The measure is cosponsored by Sens. Daniel Akaka (D-Hawaii), Patrick Leahy (D-Vt.), Barbara Boxer (D-Calif.), Claire McCaskill (D-Mo.), Sheldon Whitehouse (D-R.I.), Al Franken (D-Minn.) and Richard Blumenthal (D-Conn.).
Rep. Peter DeFazio introduced the companion bill in the House. He joined Sanders and other senators at a Capitol Hill press conference where they also voiced concern that Social Security benefits are in jeopardy as a powerful new congressional super committee looks for ways to cut deficits by up to $1.5 trillion over the next decade.
"We are here today to send a loud and clear message to this super committee: do not cut Social Security," Sanders said.
Under the proposed legislation, the wealthiest Americans would pay the same payroll tax already assessed on those with incomes up to $106,800 a year.

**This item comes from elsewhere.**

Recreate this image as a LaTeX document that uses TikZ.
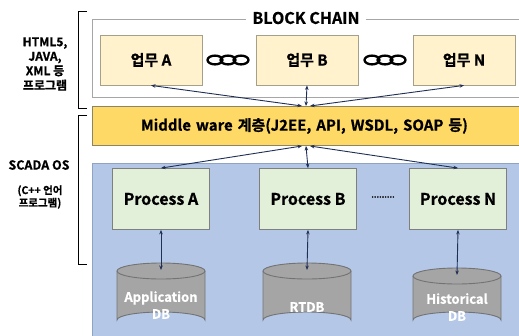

Social Security officials have calculated that the simple change would keep the retirement program strong for another 75 years.
The legislation also follows through on a proposal that President Barack Obama made in 2008 when he was running for the White House.
"Social Security is the most successful government program in our nation's history. For 76 years, through good times and bad, Social Security has paid out every benefit owed to every eligible American," Sander said. "The most effective way to strengthen Social Security for the next 75 years is to eliminate the cap on the payroll tax on income above $250,000. Right now, someone who earns $106,800 pays the same amount of money into Social Security as a billionaire. That makes no sense. The Keeping Our Social Security Promises Act will ensure the long-term solvency of Social Security without cutting benefits or raising taxes on the middle class."
Since it was signed into law 76 years ago, Social Security has kept millions of senior citizens, widows, widowers, orphans, and the disabled out of poverty. Before Social Security, about half of senior citizens lived in poverty. Today, less than 10 percent live in poverty and more than 53 million Americans receive retirement or disability benefits.
The most successful government program in our nation's history has not contributed one dime to the federal deficit. It has a $2.5 trillion surplus, and it can pay out every nickel owed to every eligible American for at least the next 25 years, according to the Social Security Administration. A recent report from the non-partisan Congressional Budget Office estimated that Social Security is in even better financial shape and can pay all promised benefits until 2038.